A total of 36 females were held as part of counter-terrorism investigations in the 12 months to the end of March - the highest number in any financial year on record.

Rising numbers of youngsters are also being detained, with under-18s the only age group to see a rise in the number of arrests year-on-year - increasing from eight to 14.

Overall, there were 255 terrorism-related arrests in 2015/16, a decrease of 15% compared to the previous year when there were a record 301.

A Home Office report accompanying the data said: "Although a fall on the previous year, the number of arrests in the year ending 31 March 2016 was still higher than most other recent years."

Since the year ending March 2011, around the time of the Arab Spring, there has been a "general upward trend" in the number of arrests for terrorism-related offences, the paper said.

Security services have been on high alert since the emergence of Islamic State in 2014.
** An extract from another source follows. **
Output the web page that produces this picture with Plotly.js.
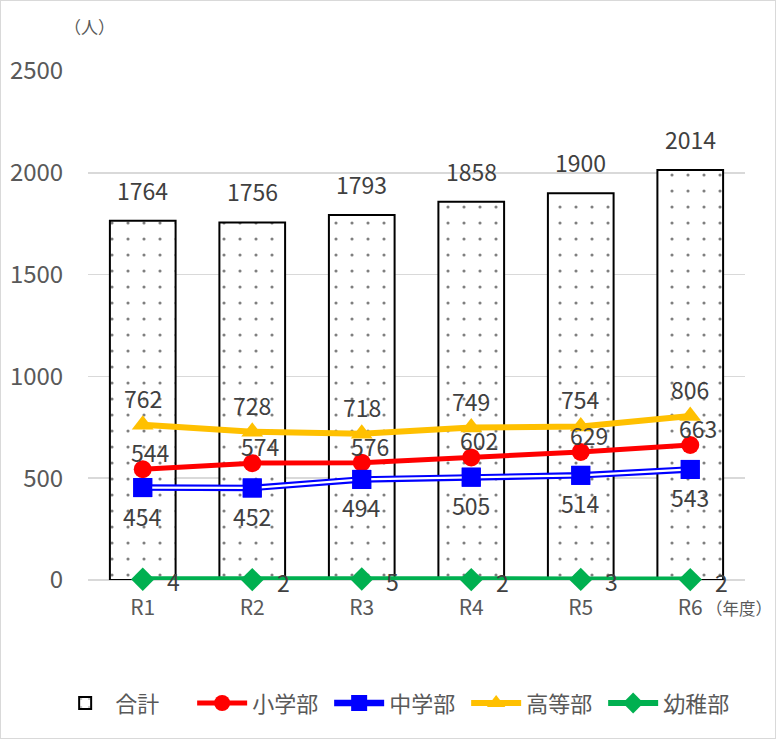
<!DOCTYPE html>
<html><head><meta charset="utf-8">
<script src="https://cdn.plot.ly/plotly-3.0.1.min.js"></script>
<style>
html,body{margin:0;padding:0;background:#fff;}
#chart{width:774px;height:737px;border:1px solid #d9d9d9;}
</style></head>
<body><div id="chart"></div>
<script>
const categories = ['R1','R2','R3','R4','R5','R6'];
const total      = [1764, 1756, 1793, 1858, 1900, 2014];
const elementary = [544, 574, 576, 602, 629, 663];
const juniorHigh = [454, 452, 494, 505, 514, 543];
const highSchool = [762, 728, 718, 749, 754, 806];
const kinder     = [4, 2, 5, 2, 3, 2];

const FONT = '"Noto Sans CJK JP", "Noto Sans", sans-serif';
const LBL = {family: FONT, size: 23, color: '#404040'};

const traces = [
  {type:'bar', name:'合計', x:categories, y:total,
   marker:{color:'#ffffff', line:{color:'#000000', width:2},
     pattern:{shape:'.', size:16, solidity:0.03, fgcolor:'#7f7f7f', bgcolor:'#ffffff'}},
   width:0.6, hoverinfo:'skip'},
  {type:'scatter', mode:'lines+markers', name:'小学部', x:categories, y:elementary, cliponaxis:false,
   line:{color:'#ff0000', width:5}, marker:{symbol:'circle', size:18, color:'#ff0000'}},
  {type:'scatter', mode:'lines+markers', name:'中学部', x:categories, y:juniorHigh, legendgroup:'jh', cliponaxis:false,
   line:{color:'#0000ff', width:6.5}, marker:{symbol:'square', size:19, color:'#0000ff'}},
  {type:'scatter', mode:'lines', name:'中学部', x:categories, y:juniorHigh, legendgroup:'jh', showlegend:false, cliponaxis:false,
   line:{color:'#ffffff', width:2.2}, hoverinfo:'skip'},
  {type:'scatter', mode:'markers', name:'中学部', x:categories, y:juniorHigh, legendgroup:'jh', showlegend:false, cliponaxis:false,
   marker:{symbol:'square', size:19, color:'#0000ff'}, hoverinfo:'skip'},
  {type:'scatter', mode:'lines+markers', name:'高等部', x:categories, y:highSchool, cliponaxis:false,
   line:{color:'#ffc000', width:6}, marker:{symbol:'triangle-up', size:19, color:'#ffc000'}},
  {type:'scatter', mode:'lines+markers', name:'幼稚部', x:categories, y:kinder, cliponaxis:false,
   line:{color:'#00b050', width:6}, marker:{symbol:'diamond', size:18, color:'#00b050'}}
];

const annotations = [];
function addLabels(vals, xshift, yshift) {
  vals.forEach((v, i) => {
    annotations.push({x: categories[i], y: v, xref:'x', yref:'y', text: String(v),
      showarrow:false, xanchor:'center', yanchor:'middle', xshift:xshift, yshift:yshift, font:LBL});
  });
}
addLabels(total, 0, 31);
addLabels(highSchool, 0, 27);
addLabels(elementary, 8, 17);
addLabels(juniorHigh, 0, -28);
addLabels(kinder, 31, -2);

annotations.push({xref:'paper', yref:'paper', x:0.003, y:1.087, text:'（人）', showarrow:false,
  xanchor:'center', yanchor:'middle', font:{family:FONT, size:17, color:'#595959'}});
annotations.push({xref:'paper', yref:'paper', x:0.938, y:-0.055, text:'（年度）', showarrow:false,
  xanchor:'left', yanchor:'middle', font:{family:FONT, size:16.5, color:'#595959'}});

const layout = {
  width:774, height:737,
  margin:{l:87, r:30, t:70, b:158, autoexpand:false},
  paper_bgcolor:'#ffffff', plot_bgcolor:'#ffffff',
  font:{family:FONT, color:'#595959'},
  showlegend:true,
  barmode:'overlay',
  xaxis:{type:'category', showgrid:false, zeroline:false, showline:false,
    ticks:'outside', ticklen:9, tickcolor:'rgba(0,0,0,0)',
    tickfont:{family:FONT, size:21, color:'#595959'}},
  yaxis:{range:[0,2500], tickvals:[0,500,1000,1500,2000,2500], showgrid:true, gridcolor:'#d9d9d9', gridwidth:1.5,
    zeroline:true, zerolinecolor:'#d9d9d9', zerolinewidth:1.5, showline:false,
    ticks:'outside', ticklen:19, tickcolor:'rgba(0,0,0,0)',
    tickfont:{family:FONT, size:24, color:'#595959'}},
  legend:{orientation:'h', x:-0.05, xanchor:'left', y:-0.242, yanchor:'middle',
    font:{family:FONT, size:22, color:'#595959'}, itemwidth:50, traceorder:'normal',
    entrywidth:72, entrywidthmode:'pixels'},
  annotations:annotations
};

Plotly.newPlot('chart', traces, layout, {displayModeBar:false, staticPlot:true});
</script></body></html>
Britain's official terror threat level for international terrorism currently stands at severe - indicating that an attack is seen as "highly likely". 

Earlier this year it was revealed that police and intelligence agencies have disrupted seven plots to attack the UK in the previous 18 months.
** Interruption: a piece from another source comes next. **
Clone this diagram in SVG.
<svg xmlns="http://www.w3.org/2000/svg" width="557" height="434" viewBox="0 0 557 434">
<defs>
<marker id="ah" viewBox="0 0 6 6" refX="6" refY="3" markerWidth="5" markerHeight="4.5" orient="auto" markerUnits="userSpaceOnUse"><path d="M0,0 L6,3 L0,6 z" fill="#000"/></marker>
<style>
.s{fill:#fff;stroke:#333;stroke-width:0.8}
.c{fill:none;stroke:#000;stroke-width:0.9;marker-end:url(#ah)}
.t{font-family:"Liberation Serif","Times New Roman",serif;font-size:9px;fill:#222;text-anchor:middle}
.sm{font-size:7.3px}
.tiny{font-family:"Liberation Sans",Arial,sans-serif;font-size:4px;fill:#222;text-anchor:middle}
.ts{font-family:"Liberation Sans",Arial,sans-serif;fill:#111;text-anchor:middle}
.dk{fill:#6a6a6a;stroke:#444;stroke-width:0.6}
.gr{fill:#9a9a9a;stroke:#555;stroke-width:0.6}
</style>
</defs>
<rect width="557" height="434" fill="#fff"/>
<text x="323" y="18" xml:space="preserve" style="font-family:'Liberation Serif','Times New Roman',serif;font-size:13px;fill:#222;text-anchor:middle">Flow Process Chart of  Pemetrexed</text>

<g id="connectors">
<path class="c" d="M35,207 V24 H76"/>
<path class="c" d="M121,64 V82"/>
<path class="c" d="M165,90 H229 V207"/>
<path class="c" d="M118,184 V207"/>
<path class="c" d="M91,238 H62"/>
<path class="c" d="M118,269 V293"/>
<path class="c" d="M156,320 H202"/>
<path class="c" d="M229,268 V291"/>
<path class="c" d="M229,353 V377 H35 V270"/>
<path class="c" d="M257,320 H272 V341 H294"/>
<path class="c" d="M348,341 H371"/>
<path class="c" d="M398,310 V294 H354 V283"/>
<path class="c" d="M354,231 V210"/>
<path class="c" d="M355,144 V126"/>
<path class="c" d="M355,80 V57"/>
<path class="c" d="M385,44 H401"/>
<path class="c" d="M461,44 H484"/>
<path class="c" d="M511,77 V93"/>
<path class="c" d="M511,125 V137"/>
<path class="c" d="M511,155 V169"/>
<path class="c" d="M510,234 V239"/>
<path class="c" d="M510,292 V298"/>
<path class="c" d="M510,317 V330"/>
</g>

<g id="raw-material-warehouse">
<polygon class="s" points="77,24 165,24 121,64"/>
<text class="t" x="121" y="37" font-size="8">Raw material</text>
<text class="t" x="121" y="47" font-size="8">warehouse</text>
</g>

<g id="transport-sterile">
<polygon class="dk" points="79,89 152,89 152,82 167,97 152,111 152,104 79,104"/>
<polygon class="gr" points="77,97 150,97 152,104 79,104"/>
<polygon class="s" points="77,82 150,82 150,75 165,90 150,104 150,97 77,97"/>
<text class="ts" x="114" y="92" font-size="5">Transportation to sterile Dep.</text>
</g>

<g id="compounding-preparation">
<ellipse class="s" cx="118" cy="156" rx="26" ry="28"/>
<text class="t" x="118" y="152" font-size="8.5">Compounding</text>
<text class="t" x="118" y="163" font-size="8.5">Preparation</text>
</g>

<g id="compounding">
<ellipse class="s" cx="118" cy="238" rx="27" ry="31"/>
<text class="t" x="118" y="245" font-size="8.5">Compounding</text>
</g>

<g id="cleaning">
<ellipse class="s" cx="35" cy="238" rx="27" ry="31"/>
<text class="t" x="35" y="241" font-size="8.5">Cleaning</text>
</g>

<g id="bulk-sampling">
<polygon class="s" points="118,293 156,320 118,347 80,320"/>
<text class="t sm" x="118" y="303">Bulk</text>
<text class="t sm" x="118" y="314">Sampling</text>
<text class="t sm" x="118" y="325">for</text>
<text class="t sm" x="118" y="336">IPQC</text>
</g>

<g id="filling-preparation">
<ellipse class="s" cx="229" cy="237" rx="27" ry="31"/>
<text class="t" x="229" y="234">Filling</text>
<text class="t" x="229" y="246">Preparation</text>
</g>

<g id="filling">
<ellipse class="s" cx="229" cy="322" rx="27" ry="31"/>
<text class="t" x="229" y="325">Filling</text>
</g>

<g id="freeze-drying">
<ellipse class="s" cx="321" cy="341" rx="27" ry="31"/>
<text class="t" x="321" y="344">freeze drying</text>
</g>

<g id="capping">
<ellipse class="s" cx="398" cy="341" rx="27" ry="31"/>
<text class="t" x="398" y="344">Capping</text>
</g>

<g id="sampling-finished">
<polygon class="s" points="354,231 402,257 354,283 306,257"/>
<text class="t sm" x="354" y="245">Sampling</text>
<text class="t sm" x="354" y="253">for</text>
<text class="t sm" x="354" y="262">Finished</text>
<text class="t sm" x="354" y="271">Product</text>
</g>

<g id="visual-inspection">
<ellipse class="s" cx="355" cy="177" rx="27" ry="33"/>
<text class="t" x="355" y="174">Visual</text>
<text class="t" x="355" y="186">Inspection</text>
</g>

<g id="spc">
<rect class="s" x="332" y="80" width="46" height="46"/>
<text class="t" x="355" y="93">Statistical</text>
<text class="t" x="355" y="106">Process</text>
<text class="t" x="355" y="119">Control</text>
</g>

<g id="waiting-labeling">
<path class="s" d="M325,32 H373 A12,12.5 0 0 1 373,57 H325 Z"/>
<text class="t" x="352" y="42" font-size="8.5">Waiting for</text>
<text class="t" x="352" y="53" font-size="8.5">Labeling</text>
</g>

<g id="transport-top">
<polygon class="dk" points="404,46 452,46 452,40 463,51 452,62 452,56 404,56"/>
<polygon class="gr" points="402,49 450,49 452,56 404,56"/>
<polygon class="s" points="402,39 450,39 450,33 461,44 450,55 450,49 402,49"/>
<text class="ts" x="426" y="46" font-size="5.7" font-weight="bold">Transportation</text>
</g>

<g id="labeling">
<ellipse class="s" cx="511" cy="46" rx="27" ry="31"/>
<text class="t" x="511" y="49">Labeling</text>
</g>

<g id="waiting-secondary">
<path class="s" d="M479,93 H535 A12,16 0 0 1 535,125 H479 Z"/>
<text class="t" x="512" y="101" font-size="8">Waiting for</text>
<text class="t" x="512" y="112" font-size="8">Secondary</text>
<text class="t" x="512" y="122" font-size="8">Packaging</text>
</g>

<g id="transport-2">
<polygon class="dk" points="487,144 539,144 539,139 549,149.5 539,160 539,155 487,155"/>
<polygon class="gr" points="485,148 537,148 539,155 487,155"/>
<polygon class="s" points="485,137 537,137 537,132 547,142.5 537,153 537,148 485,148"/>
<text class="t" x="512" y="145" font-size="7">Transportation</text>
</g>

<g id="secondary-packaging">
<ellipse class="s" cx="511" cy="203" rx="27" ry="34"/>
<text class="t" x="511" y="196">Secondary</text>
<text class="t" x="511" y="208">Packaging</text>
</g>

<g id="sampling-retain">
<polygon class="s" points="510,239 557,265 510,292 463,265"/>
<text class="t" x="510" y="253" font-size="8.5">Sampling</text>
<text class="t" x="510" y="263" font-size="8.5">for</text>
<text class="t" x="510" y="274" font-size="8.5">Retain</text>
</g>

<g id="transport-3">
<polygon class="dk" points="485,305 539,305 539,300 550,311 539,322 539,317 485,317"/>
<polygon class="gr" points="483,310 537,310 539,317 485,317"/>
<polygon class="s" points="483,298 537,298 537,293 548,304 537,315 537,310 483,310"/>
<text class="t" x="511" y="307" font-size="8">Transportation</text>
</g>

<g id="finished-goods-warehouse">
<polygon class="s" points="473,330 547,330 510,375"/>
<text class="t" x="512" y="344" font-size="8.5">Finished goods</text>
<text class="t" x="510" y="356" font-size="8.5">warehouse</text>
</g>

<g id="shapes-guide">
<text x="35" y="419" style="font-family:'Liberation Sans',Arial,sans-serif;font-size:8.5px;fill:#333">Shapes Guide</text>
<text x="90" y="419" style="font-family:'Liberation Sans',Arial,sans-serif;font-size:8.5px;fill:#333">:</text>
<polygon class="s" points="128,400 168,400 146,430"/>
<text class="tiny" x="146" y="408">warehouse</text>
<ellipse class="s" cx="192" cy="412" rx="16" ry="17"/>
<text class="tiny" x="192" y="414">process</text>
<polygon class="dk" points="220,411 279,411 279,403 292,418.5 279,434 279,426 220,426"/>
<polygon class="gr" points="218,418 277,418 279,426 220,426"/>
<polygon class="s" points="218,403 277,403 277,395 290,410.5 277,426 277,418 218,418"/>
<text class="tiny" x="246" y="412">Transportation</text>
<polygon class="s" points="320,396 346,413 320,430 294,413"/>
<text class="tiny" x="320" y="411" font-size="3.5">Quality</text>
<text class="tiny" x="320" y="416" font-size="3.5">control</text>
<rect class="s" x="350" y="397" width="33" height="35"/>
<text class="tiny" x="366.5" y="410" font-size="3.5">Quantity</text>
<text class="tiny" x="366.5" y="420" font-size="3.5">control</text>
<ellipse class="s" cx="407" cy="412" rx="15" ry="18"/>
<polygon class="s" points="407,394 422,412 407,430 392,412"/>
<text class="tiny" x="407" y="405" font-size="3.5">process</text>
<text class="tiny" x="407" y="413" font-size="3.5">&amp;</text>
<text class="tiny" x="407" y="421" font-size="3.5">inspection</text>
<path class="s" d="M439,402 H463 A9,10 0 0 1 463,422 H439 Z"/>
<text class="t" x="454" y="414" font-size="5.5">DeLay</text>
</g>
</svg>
The 36 female suspects held means they accounted for one in seven arrests over the period. 

This was one more than the previous year and the number follows a steady increase since 2010/11, when it stood at 10. 

All but two of the females arrested in the most recent year were considered to have links to international-related terrorism, the Home Office report said.

The number of under-18s detained was at the joint highest level for a financial year since records started. 

All but one of those in the youngest age group were considered to have links to international-related terrorism.

The statistics appear to chime with fears of increasing numbers of women and teenagers being drawn into extremism.

Schoolgirls and young families are among those feared to have fled the UK to join IS. 

By contrast the number of 18 to 20-year-olds arrested more than halved, from 44 to 20.

Arrests in the international and "domestic" categories both fell, down from 217 to 212 and from 32 to 10 respectively, while the Northern Ireland-related tally was up from three to six.

The overall fall in the number of arrests was driven by a dip in arrests of people from white ethnic groups, which was down by a quarter from 88 to 66, and black ethnic groups, which nearly halved from 49 to 25 arrests.

Arrests of those from Asian ethnic groups, which made up more than half (55%) of all arrests in the year ending in March, remained relatively stable, the report said. 

Over three quarters of those held were British or had British dual nationality.

A third of the arrests - 86 - resulted in a charge, with 76 of those individuals charged with terrorism-related offences.

The figures showed 97 people (38%) were released without charge, 64 - or one in four - were bailed to return, while eight faced alternative action.